# Strauss question



## atmplayspiano (Apr 12, 2014)

So, I've been listening to some Strauss operas, and I'm wondering what the operas after Ariadne auf Naxos are like. I don't have any recordings of the later operas, are they good? If so, which are the best?


----------



## sospiro (Apr 3, 2010)

atmplayspiano said:


> So, I've been listening to some Strauss operas, and I'm wondering what the operas after Ariadne auf Naxos are like. I don't have any recordings of the later operas, are they good? If so, which are the best?

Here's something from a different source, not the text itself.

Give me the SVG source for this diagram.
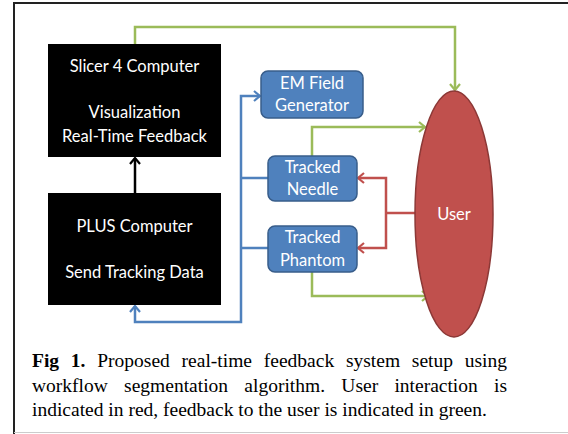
<svg xmlns="http://www.w3.org/2000/svg" width="568" height="434" viewBox="0 0 568 434">
<defs>
<style>
.box{fill:#000}
.node{fill:#4F81BD;stroke:#385D8A;stroke-width:1.5}
.lbl{font-family:Lato,"Liberation Sans",sans-serif;font-size:16.5px;fill:#fff;text-anchor:middle}
.c{fill:none;stroke-width:2.5}
.blue{stroke:#4F81BD}
.green{stroke:#9BBB59}
.red{stroke:#C0504D}
.cap{font-family:"Liberation Serif","Times New Roman",serif;font-size:19.5px;fill:#000}
</style>
<marker id="ab" viewBox="0 0 12 12" refX="10" refY="6" markerWidth="12" markerHeight="12" markerUnits="userSpaceOnUse" orient="auto-start-reverse"><path d="M4,1 L10,6 L4,11" fill="none" stroke="#4F81BD" stroke-width="2.2"/></marker>
<marker id="ag" viewBox="0 0 12 12" refX="10" refY="6" markerWidth="12" markerHeight="12" markerUnits="userSpaceOnUse" orient="auto-start-reverse"><path d="M4,1 L10,6 L4,11" fill="none" stroke="#9BBB59" stroke-width="2.2"/></marker>
<marker id="ar" viewBox="0 0 12 12" refX="10" refY="6" markerWidth="12" markerHeight="12" markerUnits="userSpaceOnUse" orient="auto-start-reverse"><path d="M4,1 L10,6 L4,11" fill="none" stroke="#C0504D" stroke-width="2.2"/></marker>
<marker id="ak" viewBox="0 0 12 12" refX="10" refY="6" markerWidth="12" markerHeight="12" markerUnits="userSpaceOnUse" orient="auto-start-reverse"><path d="M4,1 L10,6 L4,11" fill="none" stroke="#000" stroke-width="2.2"/></marker>
</defs>
<rect width="568" height="434" fill="#fff"/>
<path d="M14,434 V3 H568" fill="none" stroke="#222" stroke-width="2"/>
<path d="M14,432.5 H568" fill="none" stroke="#ccc" stroke-width="1"/>

<g id="connectors">
<path class="c" stroke="#000" d="M135,193 V158" marker-end="url(#ak)"/>
<path class="c green" d="M135,44 V27 H455 V90" marker-end="url(#ag)"/>
<path class="c blue" d="M135,306 V322 H241 V96 H260" marker-start="url(#ab)" marker-end="url(#ab)"/>
<path class="c blue" d="M241,178 H268 M241,248 H268"/>
<path class="c green" d="M312,156 V127 H425" marker-end="url(#ag)"/>
<path class="c green" d="M312,272 V296 H428" marker-end="url(#ag)"/>
<path class="c red" d="M358,178 H386 V248 H358" marker-start="url(#ar)" marker-end="url(#ar)"/>
<path class="c red" d="M416,213 H386"/>
</g>

<g id="slicer">
<rect class="box" x="48" y="44" width="173" height="113"/>
<text class="lbl" x="134.5" y="72">Slicer 4 Computer</text>
<text class="lbl" x="134.5" y="118">Visualization</text>
<text class="lbl" x="134.5" y="142">Real-Time Feedback</text>
</g>

<g id="plus">
<rect class="box" x="48" y="193" width="173" height="112"/>
<text class="lbl" x="134.5" y="232">PLUS Computer</text>
<text class="lbl" x="134.5" y="278">Send Tracking Data</text>
</g>

<g id="em">
<rect class="node" x="261" y="71" width="102" height="47" rx="7"/>
<text class="lbl" x="312" y="89">EM Field</text>
<text class="lbl" x="312" y="111">Generator</text>
</g>

<g id="needle">
<rect class="node" x="268" y="156" width="89" height="45" rx="7"/>
<text class="lbl" x="312.5" y="173">Tracked</text>
<text class="lbl" x="312.5" y="195">Needle</text>
</g>

<g id="phantom">
<rect class="node" x="268" y="226" width="89" height="46" rx="7"/>
<text class="lbl" x="312.5" y="243">Tracked</text>
<text class="lbl" x="312.5" y="266">Phantom</text>
</g>

<g id="user">
<ellipse cx="454" cy="214" rx="39" ry="123" fill="#C0504D" stroke="#8C3836" stroke-width="1.5"/>
<text class="lbl" x="454" y="220">User</text>
</g>

<g id="caption">
<text class="cap" x="32" y="367" word-spacing="6.9"><tspan font-weight="bold">Fig 1.</tspan> Proposed real-time feedback system setup using</text>
<text class="cap" x="32" y="392" word-spacing="11.4">workflow segmentation algorithm. User interaction is</text>
<text class="cap" x="32" y="416">indicated in red, feedback to the user is indicated in green.</text>
</g>
</svg>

It's always difficult to recommend opera, it's so subjective. If you want to look before you buy, have a look on YouTube for full length versions.


----------



## StlukesguildOhio (Dec 25, 2006)

The later operas vary from brilliant (Die Frau ohne Schatten) to embarrassingly bad (Die ägyptische Helena). Beside Die Frau ohne Schatten, I find Arabella, Daphne, and Capriccio to be "essential"... especially to any Strauss-lover. All of the operas... even Die ägyptische Helena... have passages of exquisite Straussian beauty.


----------



## Danforth (May 12, 2013)

Just to give a contrasting opinion, I consider _Die ägyptische Helena_ to be Strauss' second best opera (_Die Frau ohne Schatten_ is first); the depictions of Helena and Menelas are very powerful and profound, and their struggling marriage is skillfully portrayed. For other Strauss operas after _Ariadne auf Naxos_, I have never particularly liked Strauss' comedies except _Intermezzo_, which I thoroughly enjoy. In terms of pure musical beauty, though, I would recommend _Daphne_.


----------



## deggial (Jan 20, 2013)

just to echo what others have said: if you haven't heard _Die Frau ohne Schatten_ yet do it *today*. It's that good.


----------



## atmplayspiano (Apr 12, 2014)

deggial said:


> just to echo what others have said: if you haven't heard _Die Frau ohne Schatten_ yet do it *today*. It's that good.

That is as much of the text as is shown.